But is it also possible to search directly in multiple columns?
Hi Wilfried,
Pretty much anything is possible it just requires writing the code.
Please start a topic on our forum and give a example of what you mean I can see if I can find a solution.
Regards
Phil
Hi Phil,
thanks for your prompt reply.
This is about a question that was asked in a German forum. Here the questioner wants to search several columns of his account movements for texts of a text list to assign the individual movements to main and sub categories. for example insurances as main category and house, car, health as sub categories.
With the solution presented here this is already possible, but must be done separately for each column. I already tried to extend this in your sample folder, but unfortunately failed.
As an answer in the German forum, however, I have inserted the link to your solution. In this respect, the actual questioner can open a new topic in your forum.
Regards
Wilfried
Thanks Wilfried. If they post here that will help me as I can then see the data they re working with.
Hi Phil. Great article for match word in from list. I am working on WORDLIST which contains with spaces like “Six red” and found from TextCol. How we could get result.
Thank you for share such a wonderful knowledge.
Regards
Hi,
Have you tested the solution? It should work, Text.Contains will identify if the string contains the text you specify, no matter how many spaces there are in your words.
Thanks Phil, great post, extremely useful.
Just downloaded and tested the file, in my case it also does not match strings that contain spaces. I guess custom formula converts string to list and compares one by one with WordList, thus is not matching my target that contains space (i.e. “red apple”).
Not sure if I can fix that myself 🙁
hi Vlad,
Can you open a new topic on our forum with this problem?
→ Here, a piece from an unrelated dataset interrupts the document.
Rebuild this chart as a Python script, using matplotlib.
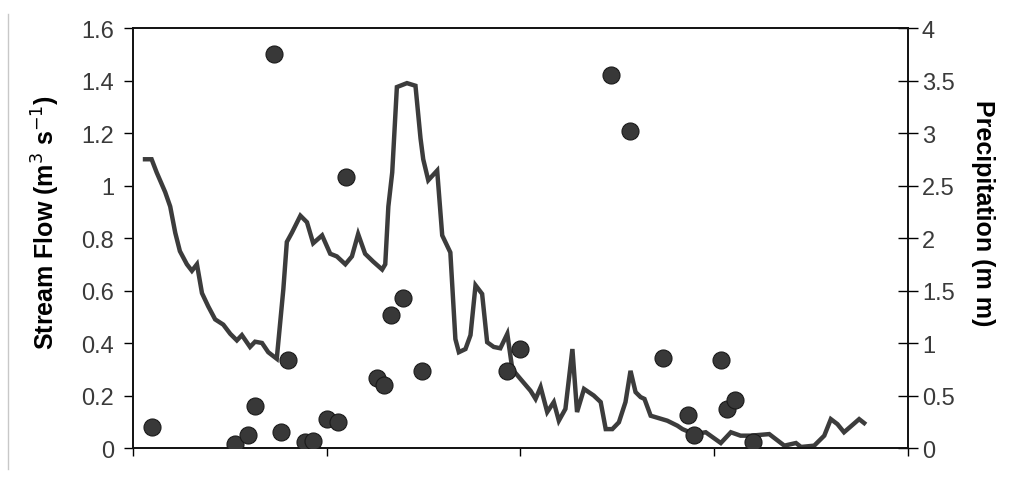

Will be easier to help you there, we can upload easier files and codes?
Thank you
Hi, i have implemented the code for finding matches, using the case insensitive version. What happens is that for each line in “text col” I have every accumulated list values for each line in text col. So for example, I have 20 keywords in my worklist, and so the result is 20 repeated lines of the same line in text col, containing every keyword. so if I have 50 lines in text col, i’m getting a total of 1000 lines returned (each of the 50 has all of the 20). Is there something I’m doing wrong? i copied the code exactly….
Hi Pat,
Can you prepare a sample file with your query, so we can test it and see what is going on?
Use our forum to create a new topic and upload.
Thanks, that’s just what I wanted!
No worries 🙂
A formula-driven means for listing matched-word substrings, case insenstive (cell references drawn from your practice file):
=TEXTJOIN(” “,,IF(ISNUMBER(SEARCH(C$4:C$7,E4)),C$4:C$7,””)) and copy down.
For a case-sensitive result, substitute FIND for SEARCH.
Thanks Abbott
This is awesome, Phil. Was not aware of List.Accumulate. Thanks for the under-the-cover explanations & detailed examples.
You’re welcome Jim 🙂